## Do this
Repeat exactly the lines running from the first line of the data to the line containing "0.978, 0.989, 0.995, 1.003, 1.0, 1.007, 1.005, 1.01]", both ends included, and nothing else; drop the pictures.
---- Source data
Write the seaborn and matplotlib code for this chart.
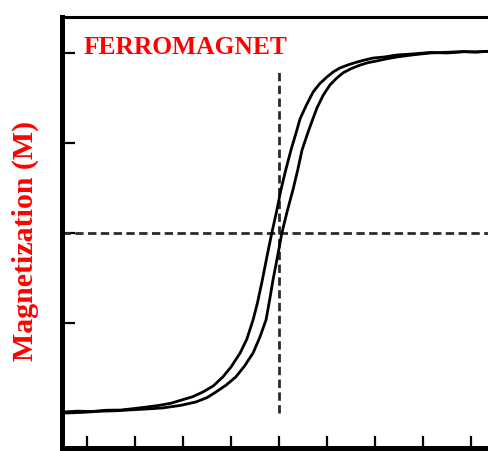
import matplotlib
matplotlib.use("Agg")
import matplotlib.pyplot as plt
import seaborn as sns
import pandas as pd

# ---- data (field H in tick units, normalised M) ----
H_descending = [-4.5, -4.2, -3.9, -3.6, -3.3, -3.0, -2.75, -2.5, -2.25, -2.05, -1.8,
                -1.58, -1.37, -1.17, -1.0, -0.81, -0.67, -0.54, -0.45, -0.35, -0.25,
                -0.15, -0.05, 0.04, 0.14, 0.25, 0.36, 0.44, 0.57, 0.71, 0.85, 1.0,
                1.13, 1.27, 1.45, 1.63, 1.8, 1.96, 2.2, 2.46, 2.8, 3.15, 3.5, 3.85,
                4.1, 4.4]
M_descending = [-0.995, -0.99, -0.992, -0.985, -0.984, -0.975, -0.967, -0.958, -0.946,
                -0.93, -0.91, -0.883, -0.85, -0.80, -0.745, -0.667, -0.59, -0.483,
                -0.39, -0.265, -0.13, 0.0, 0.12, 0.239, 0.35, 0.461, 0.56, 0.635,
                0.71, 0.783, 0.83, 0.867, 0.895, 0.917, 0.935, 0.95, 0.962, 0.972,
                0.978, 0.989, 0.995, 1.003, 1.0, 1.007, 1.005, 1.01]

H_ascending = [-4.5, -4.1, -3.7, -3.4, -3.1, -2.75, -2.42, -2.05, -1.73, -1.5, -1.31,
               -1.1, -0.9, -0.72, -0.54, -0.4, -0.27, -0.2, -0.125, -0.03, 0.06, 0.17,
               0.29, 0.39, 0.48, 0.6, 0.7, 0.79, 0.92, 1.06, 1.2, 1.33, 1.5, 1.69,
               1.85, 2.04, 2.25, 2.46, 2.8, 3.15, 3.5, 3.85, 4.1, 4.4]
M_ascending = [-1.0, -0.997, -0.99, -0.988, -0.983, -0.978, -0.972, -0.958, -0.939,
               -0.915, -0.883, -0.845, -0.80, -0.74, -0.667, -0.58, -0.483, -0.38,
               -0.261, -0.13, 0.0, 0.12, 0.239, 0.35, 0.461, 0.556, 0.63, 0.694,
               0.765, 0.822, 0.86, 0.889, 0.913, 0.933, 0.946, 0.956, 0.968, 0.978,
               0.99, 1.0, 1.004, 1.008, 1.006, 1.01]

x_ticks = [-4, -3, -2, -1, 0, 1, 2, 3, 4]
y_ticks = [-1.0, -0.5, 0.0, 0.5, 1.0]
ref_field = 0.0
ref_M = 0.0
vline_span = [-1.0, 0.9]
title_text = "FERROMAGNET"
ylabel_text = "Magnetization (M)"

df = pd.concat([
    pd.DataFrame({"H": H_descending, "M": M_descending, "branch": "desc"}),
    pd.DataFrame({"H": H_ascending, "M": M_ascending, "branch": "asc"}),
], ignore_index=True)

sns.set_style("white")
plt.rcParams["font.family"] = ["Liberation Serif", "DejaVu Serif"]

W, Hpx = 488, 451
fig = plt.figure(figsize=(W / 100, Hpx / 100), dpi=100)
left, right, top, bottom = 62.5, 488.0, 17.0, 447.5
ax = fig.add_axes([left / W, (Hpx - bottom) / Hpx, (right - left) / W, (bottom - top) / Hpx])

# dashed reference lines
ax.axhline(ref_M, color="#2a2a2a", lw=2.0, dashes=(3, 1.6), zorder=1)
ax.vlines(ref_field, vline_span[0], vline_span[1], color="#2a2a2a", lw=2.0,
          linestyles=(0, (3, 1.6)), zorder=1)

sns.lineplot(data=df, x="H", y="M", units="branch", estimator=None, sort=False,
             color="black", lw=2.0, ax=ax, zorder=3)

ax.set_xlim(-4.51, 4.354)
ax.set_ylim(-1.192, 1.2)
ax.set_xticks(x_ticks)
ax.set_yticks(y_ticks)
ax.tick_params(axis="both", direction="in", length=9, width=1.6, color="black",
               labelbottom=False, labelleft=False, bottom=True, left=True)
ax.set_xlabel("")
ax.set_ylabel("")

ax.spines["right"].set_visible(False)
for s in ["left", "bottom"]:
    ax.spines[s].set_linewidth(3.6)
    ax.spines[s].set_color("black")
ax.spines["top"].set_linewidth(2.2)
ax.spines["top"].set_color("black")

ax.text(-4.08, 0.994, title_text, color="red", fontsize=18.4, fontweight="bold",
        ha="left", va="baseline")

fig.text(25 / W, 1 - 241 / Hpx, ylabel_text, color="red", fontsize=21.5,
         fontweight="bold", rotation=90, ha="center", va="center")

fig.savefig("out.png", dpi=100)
--------
## Solution to the problem
Write the seaborn and matplotlib code for this chart.
import matplotlib
matplotlib.use("Agg")
import matplotlib.pyplot as plt
import seaborn as sns
import pandas as pd

# ---- data (field H in tick units, normalised M) ----
H_descending = [-4.5, -4.2, -3.9, -3.6, -3.3, -3.0, -2.75, -2.5, -2.25, -2.05, -1.8,
                -1.58, -1.37, -1.17, -1.0, -0.81, -0.67, -0.54, -0.45, -0.35, -0.25,
                -0.15, -0.05, 0.04, 0.14, 0.25, 0.36, 0.44, 0.57, 0.71, 0.85, 1.0,
                1.13, 1.27, 1.45, 1.63, 1.8, 1.96, 2.2, 2.46, 2.8, 3.15, 3.5, 3.85,
                4.1, 4.4]
M_descending = [-0.995, -0.99, -0.992, -0.985, -0.984, -0.975, -0.967, -0.958, -0.946,
                -0.93, -0.91, -0.883, -0.85, -0.80, -0.745, -0.667, -0.59, -0.483,
                -0.39, -0.265, -0.13, 0.0, 0.12, 0.239, 0.35, 0.461, 0.56, 0.635,
                0.71, 0.783, 0.83, 0.867, 0.895, 0.917, 0.935, 0.95, 0.962, 0.972,
                0.978, 0.989, 0.995, 1.003, 1.0, 1.007, 1.005, 1.01]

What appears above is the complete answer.